2. Run a bath and let it sit. You want it to be room-temperature.
3. While you're waiting, find a book or a magazine you'd like to read! Right now I'm reading Ruby by VC Andrews (it's SUPER TORRID)
4. Settle into your bath with your book, a bottle of seltzer, hell - turn on the tv, and stay there for about 1/2 hour (or longer) till your body temperature drops.
5. Get out, and only partially dry off - you want to have a cool mist on you.
6. Sloooooooowly walk to your bed
7. Lie on your bed and turn on a fan, full-blast, and angle it on your body.
8. Relax and close your eyes. Don't think about the heat. Let your mind wander off. Soon you'll be asleep!

ORANGE HAIR

When I got back from Florida I decided to try to strip my own hair. Not really a great idea, but it's just hair, so who cares? It didn't go brown like I thought, but lightened up to a blondie-orange colour. Kind of like Shelley Long in Troop Beverly Hills (aka THE BEST IN THE WEST IN THE EVER!!!)

Okay, my hair isn't nearly as good - it's straight (wamp wamp) and I have dark roots coming in. Oh, and I found out that I also have a buttload of greys in the back. So my hair is orange-blonde on the bottom and grey-brown on the top (best mix ever?) Anyways, I luv it, so not changing for a while! My roots are only about 3" long, so I can't wait for my hair to be half-and-half (DREAMY!)

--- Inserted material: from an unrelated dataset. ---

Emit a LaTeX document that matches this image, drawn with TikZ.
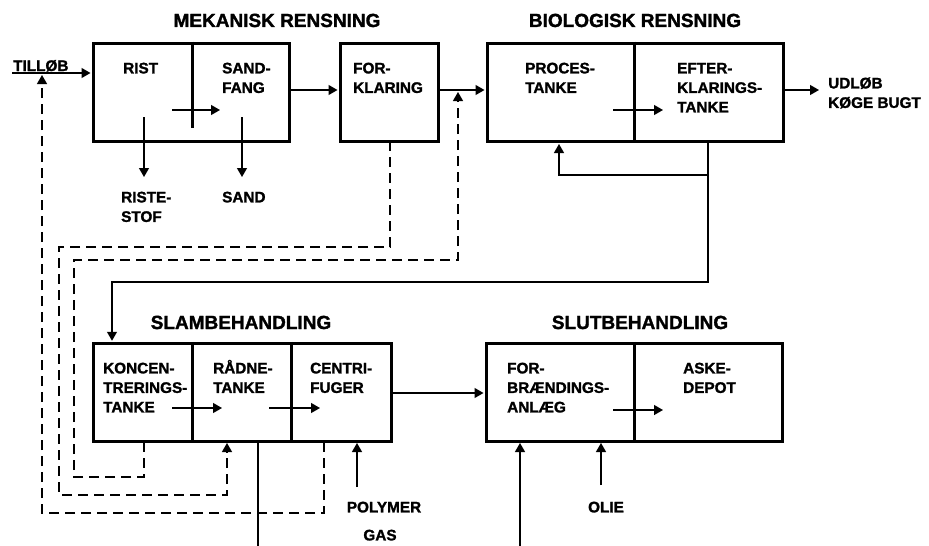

PJ SOLESSeriously, how fucking amazing was PJ Soles?!?! She got to kiss Bill Murray AND sing with The Ramones AND was her own stunt-double in Carrie AND was also in Halloween AND was super cool forever! I really wish I could be her, but I look super bad in hats.

THIS CAT
Um, hello? Best ever? Want to snuggle for life!!!

1 comment:

SJM said...

Best post in the past year. That could be the wine talking though.